■ **To do**:
Please transcribe the data that follows without the pictures, keeping every word the same.

** BEGIN **

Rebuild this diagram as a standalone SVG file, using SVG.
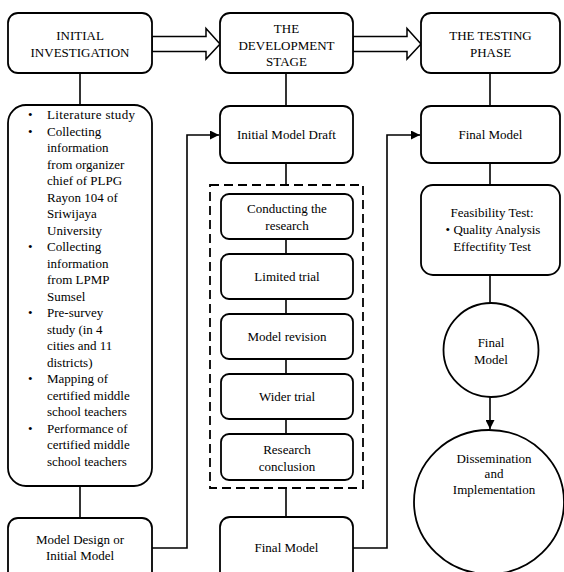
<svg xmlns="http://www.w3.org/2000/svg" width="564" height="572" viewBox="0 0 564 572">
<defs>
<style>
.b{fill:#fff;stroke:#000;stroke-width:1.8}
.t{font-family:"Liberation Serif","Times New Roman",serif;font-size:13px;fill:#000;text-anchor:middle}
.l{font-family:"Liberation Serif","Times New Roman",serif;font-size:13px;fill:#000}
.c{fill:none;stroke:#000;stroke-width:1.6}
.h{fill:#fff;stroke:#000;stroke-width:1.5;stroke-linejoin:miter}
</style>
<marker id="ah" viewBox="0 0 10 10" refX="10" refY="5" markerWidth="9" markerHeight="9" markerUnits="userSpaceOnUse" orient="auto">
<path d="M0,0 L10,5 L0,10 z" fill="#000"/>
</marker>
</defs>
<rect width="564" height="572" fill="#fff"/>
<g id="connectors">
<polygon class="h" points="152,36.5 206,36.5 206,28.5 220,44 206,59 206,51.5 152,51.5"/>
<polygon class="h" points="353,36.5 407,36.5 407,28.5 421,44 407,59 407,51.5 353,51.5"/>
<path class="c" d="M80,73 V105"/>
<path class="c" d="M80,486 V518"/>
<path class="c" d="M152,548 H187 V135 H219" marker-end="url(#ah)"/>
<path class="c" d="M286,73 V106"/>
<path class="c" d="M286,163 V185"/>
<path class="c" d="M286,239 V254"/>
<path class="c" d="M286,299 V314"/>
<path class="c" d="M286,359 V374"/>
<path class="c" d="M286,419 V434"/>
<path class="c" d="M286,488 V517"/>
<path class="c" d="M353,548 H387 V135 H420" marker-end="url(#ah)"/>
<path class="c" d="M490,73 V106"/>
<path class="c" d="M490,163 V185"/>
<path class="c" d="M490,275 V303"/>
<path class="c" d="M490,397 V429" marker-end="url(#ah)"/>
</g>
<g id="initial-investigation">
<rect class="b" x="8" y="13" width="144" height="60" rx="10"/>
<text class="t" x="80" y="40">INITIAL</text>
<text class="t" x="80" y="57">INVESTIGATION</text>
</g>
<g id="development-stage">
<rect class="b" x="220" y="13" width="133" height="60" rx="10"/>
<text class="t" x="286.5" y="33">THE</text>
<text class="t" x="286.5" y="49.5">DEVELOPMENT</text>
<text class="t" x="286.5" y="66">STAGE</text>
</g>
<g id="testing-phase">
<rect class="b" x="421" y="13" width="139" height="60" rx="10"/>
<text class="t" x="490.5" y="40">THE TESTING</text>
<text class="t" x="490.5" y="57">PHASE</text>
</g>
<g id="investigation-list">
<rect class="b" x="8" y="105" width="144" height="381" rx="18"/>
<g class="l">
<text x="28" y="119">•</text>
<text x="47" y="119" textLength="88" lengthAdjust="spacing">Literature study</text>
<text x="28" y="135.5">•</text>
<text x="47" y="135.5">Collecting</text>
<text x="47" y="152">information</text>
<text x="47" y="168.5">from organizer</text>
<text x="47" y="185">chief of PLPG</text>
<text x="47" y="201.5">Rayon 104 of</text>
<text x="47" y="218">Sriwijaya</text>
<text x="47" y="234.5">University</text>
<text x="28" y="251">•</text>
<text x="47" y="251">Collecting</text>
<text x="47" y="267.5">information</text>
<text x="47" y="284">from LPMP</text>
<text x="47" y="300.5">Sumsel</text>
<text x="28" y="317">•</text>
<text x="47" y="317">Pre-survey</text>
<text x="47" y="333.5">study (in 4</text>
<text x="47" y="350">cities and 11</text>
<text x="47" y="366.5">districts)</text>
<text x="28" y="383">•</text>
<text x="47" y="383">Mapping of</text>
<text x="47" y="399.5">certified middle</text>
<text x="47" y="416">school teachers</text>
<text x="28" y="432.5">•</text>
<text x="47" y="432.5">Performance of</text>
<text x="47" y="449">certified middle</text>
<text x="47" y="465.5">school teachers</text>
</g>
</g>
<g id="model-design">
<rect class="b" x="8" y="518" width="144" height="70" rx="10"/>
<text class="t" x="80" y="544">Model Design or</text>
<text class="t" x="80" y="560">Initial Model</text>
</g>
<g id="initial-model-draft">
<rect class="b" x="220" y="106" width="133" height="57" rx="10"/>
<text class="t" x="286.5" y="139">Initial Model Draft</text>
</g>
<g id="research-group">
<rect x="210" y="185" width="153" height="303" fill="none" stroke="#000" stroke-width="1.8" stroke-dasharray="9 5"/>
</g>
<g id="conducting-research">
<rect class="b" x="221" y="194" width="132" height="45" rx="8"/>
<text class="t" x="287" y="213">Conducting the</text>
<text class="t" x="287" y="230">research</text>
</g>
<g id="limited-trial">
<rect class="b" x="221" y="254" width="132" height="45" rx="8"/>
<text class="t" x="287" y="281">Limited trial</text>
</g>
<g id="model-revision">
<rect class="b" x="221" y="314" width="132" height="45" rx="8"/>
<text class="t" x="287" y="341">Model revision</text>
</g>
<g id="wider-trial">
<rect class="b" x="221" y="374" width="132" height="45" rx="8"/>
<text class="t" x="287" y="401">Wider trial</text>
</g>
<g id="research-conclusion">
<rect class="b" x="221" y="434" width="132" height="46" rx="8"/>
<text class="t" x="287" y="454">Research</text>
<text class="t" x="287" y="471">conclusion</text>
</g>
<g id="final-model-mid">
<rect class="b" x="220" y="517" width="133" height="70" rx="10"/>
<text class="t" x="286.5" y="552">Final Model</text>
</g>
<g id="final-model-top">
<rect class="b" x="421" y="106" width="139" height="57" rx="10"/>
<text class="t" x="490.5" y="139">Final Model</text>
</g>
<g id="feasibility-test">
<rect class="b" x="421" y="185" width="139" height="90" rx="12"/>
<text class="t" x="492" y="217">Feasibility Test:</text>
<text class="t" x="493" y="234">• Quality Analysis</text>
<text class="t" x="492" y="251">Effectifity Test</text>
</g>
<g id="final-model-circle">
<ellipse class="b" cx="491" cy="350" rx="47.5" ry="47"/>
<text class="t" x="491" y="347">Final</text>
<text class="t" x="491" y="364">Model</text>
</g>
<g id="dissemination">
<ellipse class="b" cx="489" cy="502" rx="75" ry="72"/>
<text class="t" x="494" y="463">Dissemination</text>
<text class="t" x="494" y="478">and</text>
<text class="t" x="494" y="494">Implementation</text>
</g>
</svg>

** END **

■ **Task result**:
Rebuild this diagram as a standalone SVG file, using SVG.
<svg xmlns="http://www.w3.org/2000/svg" width="564" height="572" viewBox="0 0 564 572">
<defs>
<style>
.b{fill:#fff;stroke:#000;stroke-width:1.8}
.t{font-family:"Liberation Serif","Times New Roman",serif;font-size:13px;fill:#000;text-anchor:middle}
.l{font-family:"Liberation Serif","Times New Roman",serif;font-size:13px;fill:#000}
.c{fill:none;stroke:#000;stroke-width:1.6}
.h{fill:#fff;stroke:#000;stroke-width:1.5;stroke-linejoin:miter}
</style>
<marker id="ah" viewBox="0 0 10 10" refX="10" refY="5" markerWidth="9" markerHeight="9" markerUnits="userSpaceOnUse" orient="auto">
<path d="M0,0 L10,5 L0,10 z" fill="#000"/>
</marker>
</defs>
<rect width="564" height="572" fill="#fff"/>
<g id="connectors">
<polygon class="h" points="152,36.5 206,36.5 206,28.5 220,44 206,59 206,51.5 152,51.5"/>
<polygon class="h" points="353,36.5 407,36.5 407,28.5 421,44 407,59 407,51.5 353,51.5"/>
<path class="c" d="M80,73 V105"/>
<path class="c" d="M80,486 V518"/>
<path class="c" d="M152,548 H187 V135 H219" marker-end="url(#ah)"/>
<path class="c" d="M286,73 V106"/>
<path class="c" d="M286,163 V185"/>
<path class="c" d="M286,239 V254"/>
<path class="c" d="M286,299 V314"/>
<path class="c" d="M286,359 V374"/>
<path class="c" d="M286,419 V434"/>
<path class="c" d="M286,488 V517"/>
<path class="c" d="M353,548 H387 V135 H420" marker-end="url(#ah)"/>
<path class="c" d="M490,73 V106"/>
<path class="c" d="M490,163 V185"/>
<path class="c" d="M490,275 V303"/>
<path class="c" d="M490,397 V429" marker-end="url(#ah)"/>
</g>
<g id="initial-investigation">
<rect class="b" x="8" y="13" width="144" height="60" rx="10"/>
<text class="t" x="80" y="40">INITIAL</text>
<text class="t" x="80" y="57">INVESTIGATION</text>
</g>
<g id="development-stage">
<rect class="b" x="220" y="13" width="133" height="60" rx="10"/>
<text class="t" x="286.5" y="33">THE</text>
<text class="t" x="286.5" y="49.5">DEVELOPMENT</text>
<text class="t" x="286.5" y="66">STAGE</text>
</g>
<g id="testing-phase">
<rect class="b" x="421" y="13" width="139" height="60" rx="10"/>
<text class="t" x="490.5" y="40">THE TESTING</text>
<text class="t" x="490.5" y="57">PHASE</text>
</g>
<g id="investigation-list">
<rect class="b" x="8" y="105" width="144" height="381" rx="18"/>
<g class="l">
<text x="28" y="119">•</text>
<text x="47" y="119" textLength="88" lengthAdjust="spacing">Literature study</text>
<text x="28" y="135.5">•</text>
<text x="47" y="135.5">Collecting</text>
<text x="47" y="152">information</text>
<text x="47" y="168.5">from organizer</text>
<text x="47" y="185">chief of PLPG</text>
<text x="47" y="201.5">Rayon 104 of</text>
<text x="47" y="218">Sriwijaya</text>
<text x="47" y="234.5">University</text>
<text x="28" y="251">•</text>
<text x="47" y="251">Collecting</text>
<text x="47" y="267.5">information</text>
<text x="47" y="284">from LPMP</text>
<text x="47" y="300.5">Sumsel</text>
<text x="28" y="317">•</text>
<text x="47" y="317">Pre-survey</text>
<text x="47" y="333.5">study (in 4</text>
<text x="47" y="350">cities and 11</text>
<text x="47" y="366.5">districts)</text>
<text x="28" y="383">•</text>
<text x="47" y="383">Mapping of</text>
<text x="47" y="399.5">certified middle</text>
<text x="47" y="416">school teachers</text>
<text x="28" y="432.5">•</text>
<text x="47" y="432.5">Performance of</text>
<text x="47" y="449">certified middle</text>
<text x="47" y="465.5">school teachers</text>
</g>
</g>
<g id="model-design">
<rect class="b" x="8" y="518" width="144" height="70" rx="10"/>
<text class="t" x="80" y="544">Model Design or</text>
<text class="t" x="80" y="560">Initial Model</text>
</g>
<g id="initial-model-draft">
<rect class="b" x="220" y="106" width="133" height="57" rx="10"/>
<text class="t" x="286.5" y="139">Initial Model Draft</text>
</g>
<g id="research-group">
<rect x="210" y="185" width="153" height="303" fill="none" stroke="#000" stroke-width="1.8" stroke-dasharray="9 5"/>
</g>
<g id="conducting-research">
<rect class="b" x="221" y="194" width="132" height="45" rx="8"/>
<text class="t" x="287" y="213">Conducting the</text>
<text class="t" x="287" y="230">research</text>
</g>
<g id="limited-trial">
<rect class="b" x="221" y="254" width="132" height="45" rx="8"/>
<text class="t" x="287" y="281">Limited trial</text>
</g>
<g id="model-revision">
<rect class="b" x="221" y="314" width="132" height="45" rx="8"/>
<text class="t" x="287" y="341">Model revision</text>
</g>
<g id="wider-trial">
<rect class="b" x="221" y="374" width="132" height="45" rx="8"/>
<text class="t" x="287" y="401">Wider trial</text>
</g>
<g id="research-conclusion">
<rect class="b" x="221" y="434" width="132" height="46" rx="8"/>
<text class="t" x="287" y="454">Research</text>
<text class="t" x="287" y="471">conclusion</text>
</g>
<g id="final-model-mid">
<rect class="b" x="220" y="517" width="133" height="70" rx="10"/>
<text class="t" x="286.5" y="552">Final Model</text>
</g>
<g id="final-model-top">
<rect class="b" x="421" y="106" width="139" height="57" rx="10"/>
<text class="t" x="490.5" y="139">Final Model</text>
</g>
<g id="feasibility-test">
<rect class="b" x="421" y="185" width="139" height="90" rx="12"/>
<text class="t" x="492" y="217">Feasibility Test:</text>
<text class="t" x="493" y="234">• Quality Analysis</text>
<text class="t" x="492" y="251">Effectifity Test</text>
</g>
<g id="final-model-circle">
<ellipse class="b" cx="491" cy="350" rx="47.5" ry="47"/>
<text class="t" x="491" y="347">Final</text>
<text class="t" x="491" y="364">Model</text>
</g>
<g id="dissemination">
<ellipse class="b" cx="489" cy="502" rx="75" ry="72"/>
<text class="t" x="494" y="463">Dissemination</text>
<text class="t" x="494" y="478">and</text>
<text class="t" x="494" y="494">Implementation</text>
</g>
</svg>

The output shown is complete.